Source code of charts
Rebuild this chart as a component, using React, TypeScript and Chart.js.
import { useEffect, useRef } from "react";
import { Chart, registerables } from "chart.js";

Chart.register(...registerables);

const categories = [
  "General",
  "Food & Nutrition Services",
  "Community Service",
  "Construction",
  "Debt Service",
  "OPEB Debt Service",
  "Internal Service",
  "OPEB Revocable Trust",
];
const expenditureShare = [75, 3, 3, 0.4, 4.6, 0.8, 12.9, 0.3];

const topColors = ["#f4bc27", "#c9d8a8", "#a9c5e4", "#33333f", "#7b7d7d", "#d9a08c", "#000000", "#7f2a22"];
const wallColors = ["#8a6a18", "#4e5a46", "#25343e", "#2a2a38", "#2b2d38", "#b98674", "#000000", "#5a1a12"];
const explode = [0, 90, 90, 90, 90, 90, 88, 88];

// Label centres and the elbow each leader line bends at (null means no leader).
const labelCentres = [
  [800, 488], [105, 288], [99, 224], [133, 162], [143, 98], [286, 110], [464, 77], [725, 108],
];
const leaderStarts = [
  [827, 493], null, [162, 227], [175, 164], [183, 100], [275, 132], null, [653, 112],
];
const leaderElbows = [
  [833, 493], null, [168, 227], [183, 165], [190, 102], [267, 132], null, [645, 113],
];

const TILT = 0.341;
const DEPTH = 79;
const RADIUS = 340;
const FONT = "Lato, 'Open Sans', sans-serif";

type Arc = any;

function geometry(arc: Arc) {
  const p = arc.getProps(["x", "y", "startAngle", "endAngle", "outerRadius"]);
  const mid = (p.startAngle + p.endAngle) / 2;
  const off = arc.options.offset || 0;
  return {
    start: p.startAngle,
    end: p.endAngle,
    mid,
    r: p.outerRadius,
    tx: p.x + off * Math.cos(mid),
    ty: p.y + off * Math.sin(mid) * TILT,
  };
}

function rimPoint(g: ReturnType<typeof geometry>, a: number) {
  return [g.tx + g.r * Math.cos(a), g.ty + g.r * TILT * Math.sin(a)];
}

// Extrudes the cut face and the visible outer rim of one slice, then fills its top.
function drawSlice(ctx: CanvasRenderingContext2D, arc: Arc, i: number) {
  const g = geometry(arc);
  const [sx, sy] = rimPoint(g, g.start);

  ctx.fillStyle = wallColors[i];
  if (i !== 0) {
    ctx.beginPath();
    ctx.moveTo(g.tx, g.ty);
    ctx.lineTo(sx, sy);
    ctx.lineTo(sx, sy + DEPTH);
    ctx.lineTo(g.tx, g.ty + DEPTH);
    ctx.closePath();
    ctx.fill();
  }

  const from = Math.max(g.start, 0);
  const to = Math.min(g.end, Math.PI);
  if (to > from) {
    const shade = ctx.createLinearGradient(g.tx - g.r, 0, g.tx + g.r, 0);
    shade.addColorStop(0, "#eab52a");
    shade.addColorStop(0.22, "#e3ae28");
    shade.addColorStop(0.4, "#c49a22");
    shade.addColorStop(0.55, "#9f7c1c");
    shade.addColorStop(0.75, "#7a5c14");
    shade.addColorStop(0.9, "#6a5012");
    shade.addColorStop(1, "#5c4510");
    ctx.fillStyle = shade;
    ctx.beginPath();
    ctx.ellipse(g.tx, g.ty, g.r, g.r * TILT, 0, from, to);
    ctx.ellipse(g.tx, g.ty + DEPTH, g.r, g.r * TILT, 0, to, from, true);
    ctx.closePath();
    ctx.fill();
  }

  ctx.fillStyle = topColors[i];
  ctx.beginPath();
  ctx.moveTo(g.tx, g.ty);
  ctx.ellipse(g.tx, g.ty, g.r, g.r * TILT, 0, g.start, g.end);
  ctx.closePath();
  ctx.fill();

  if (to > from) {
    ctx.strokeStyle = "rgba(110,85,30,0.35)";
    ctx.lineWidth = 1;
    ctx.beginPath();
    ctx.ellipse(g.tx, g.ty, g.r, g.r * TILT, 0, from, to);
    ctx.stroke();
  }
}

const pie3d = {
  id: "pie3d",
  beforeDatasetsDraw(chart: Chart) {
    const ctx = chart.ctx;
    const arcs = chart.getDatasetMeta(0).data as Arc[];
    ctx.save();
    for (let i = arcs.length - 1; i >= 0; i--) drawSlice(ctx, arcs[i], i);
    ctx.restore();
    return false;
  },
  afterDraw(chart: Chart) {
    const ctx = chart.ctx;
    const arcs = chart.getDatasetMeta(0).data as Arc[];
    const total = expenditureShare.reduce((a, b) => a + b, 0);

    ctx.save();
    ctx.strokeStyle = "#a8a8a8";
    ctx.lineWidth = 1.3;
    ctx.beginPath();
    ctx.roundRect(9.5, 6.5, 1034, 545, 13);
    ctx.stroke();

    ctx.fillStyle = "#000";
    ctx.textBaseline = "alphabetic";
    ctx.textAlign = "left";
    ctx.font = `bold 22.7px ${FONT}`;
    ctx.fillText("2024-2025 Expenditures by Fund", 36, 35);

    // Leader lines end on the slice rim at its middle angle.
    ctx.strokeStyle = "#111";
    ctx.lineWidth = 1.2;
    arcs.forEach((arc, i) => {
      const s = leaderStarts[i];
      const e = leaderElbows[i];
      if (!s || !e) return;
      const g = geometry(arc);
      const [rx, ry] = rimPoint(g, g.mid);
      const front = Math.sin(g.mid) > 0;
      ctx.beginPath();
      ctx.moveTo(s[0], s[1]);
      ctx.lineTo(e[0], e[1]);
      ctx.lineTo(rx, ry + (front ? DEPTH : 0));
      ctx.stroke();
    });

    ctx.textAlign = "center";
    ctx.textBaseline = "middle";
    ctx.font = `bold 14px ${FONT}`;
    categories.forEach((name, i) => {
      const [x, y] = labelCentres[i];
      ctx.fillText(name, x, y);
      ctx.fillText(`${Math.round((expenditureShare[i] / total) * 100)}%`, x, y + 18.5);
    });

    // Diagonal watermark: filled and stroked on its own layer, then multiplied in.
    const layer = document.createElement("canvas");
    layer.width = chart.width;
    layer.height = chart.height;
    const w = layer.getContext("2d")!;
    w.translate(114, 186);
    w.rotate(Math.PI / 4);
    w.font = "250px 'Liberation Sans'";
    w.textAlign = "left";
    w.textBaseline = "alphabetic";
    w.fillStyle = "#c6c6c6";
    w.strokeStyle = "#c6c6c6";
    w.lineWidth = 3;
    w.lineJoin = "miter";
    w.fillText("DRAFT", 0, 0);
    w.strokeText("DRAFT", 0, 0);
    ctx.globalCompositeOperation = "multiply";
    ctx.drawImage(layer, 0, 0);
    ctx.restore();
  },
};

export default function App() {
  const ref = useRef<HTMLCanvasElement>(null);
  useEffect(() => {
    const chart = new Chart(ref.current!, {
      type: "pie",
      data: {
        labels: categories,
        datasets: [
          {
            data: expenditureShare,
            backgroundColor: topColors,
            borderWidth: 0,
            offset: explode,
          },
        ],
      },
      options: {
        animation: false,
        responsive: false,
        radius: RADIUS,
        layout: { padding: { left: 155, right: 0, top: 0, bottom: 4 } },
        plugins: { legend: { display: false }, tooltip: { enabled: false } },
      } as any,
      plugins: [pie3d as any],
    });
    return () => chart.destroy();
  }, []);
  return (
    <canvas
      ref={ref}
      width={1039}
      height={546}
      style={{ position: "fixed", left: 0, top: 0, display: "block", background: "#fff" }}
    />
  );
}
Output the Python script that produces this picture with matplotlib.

WHAT YOU NEED TO DO:
The required output is the exact run of lines from the beginning of the listing above to the line that contains "const expenditureShare = [75, 3, 3, 0.4, 4.6, 0.8, 12.9, 0.3];", inclusive of both.

ANSWER TO THE EXERCISE:
Rebuild this chart as a component, using React, TypeScript and Chart.js.
import { useEffect, useRef } from "react";
import { Chart, registerables } from "chart.js";

Chart.register(...registerables);

const categories = [
  "General",
  "Food & Nutrition Services",
  "Community Service",
  "Construction",
  "Debt Service",
  "OPEB Debt Service",
  "Internal Service",
  "OPEB Revocable Trust",
];
const expenditureShare = [75, 3, 3, 0.4, 4.6, 0.8, 12.9, 0.3];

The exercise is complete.